תרי ארעתא אתרי נגרי אמר רבה כגון זה כופין על מדת סדום מתקיף לה רב יוסף זמנין דהאי מדויל והאי לא מדויל והלכתא כרב יוסף

If a father leaves his two sons two parcels of land next to two water channels [nigrei], and one brother requests the field that is next to a field that he already owns, Rabba says: In a case such as this, the court compels people to refrain from conduct characteristic of Sodom and allows that brother to receive the field adjoining his own.

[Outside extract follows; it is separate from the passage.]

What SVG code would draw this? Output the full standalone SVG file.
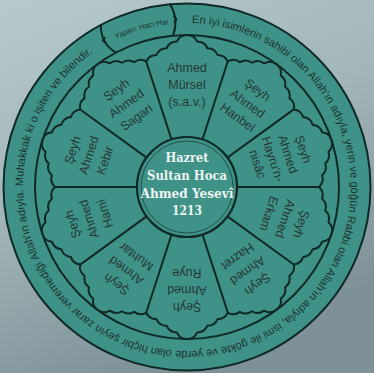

Rav Yosef objects to this, saying that if the other brother protests and wants that parcel of land, it is not a case involving conduct characteristic of Sodom because he may have a valid reason for objecting: Sometimes this water channel continues running well, while this second one does not continue running well; therefore, the second brother wants to receive land that adjoins a water channel on both sides. The Gemara concludes: And the halakha is in accordance with the opinion of Rav Yosef.

14 יד

תרתי אחד נגרא א"ר יוסף כגון זה כופין על מדת סדום מתקיף לה אביי מצי אמר בעינא דאפיש אריסי והלכתא כרב יוסף אפושי לאו מילתא היא

If a father leaves his two sons two parcels of land next to one channel and one of the brothers already owns a field next to one of those parcels of land, Rav Yosef said: In a case such as this, the court compels people to refrain from conduct characteristic of Sodom and allows that brother to receive the field adjoining his own. Abaye objects to this, saying that this is not a case involving conduct characteristic of Sodom because the other brother can say to him: I want the number of sharecroppers to increase. If my field is in the middle and you have fields on either side, you will need more sharecroppers to work them and my field will enjoy greater security. And the halakha is in accordance with the opinion of Rav Yosef because the increase of sharecroppers is considered as nothing, and this is therefore not a valid reason for objecting.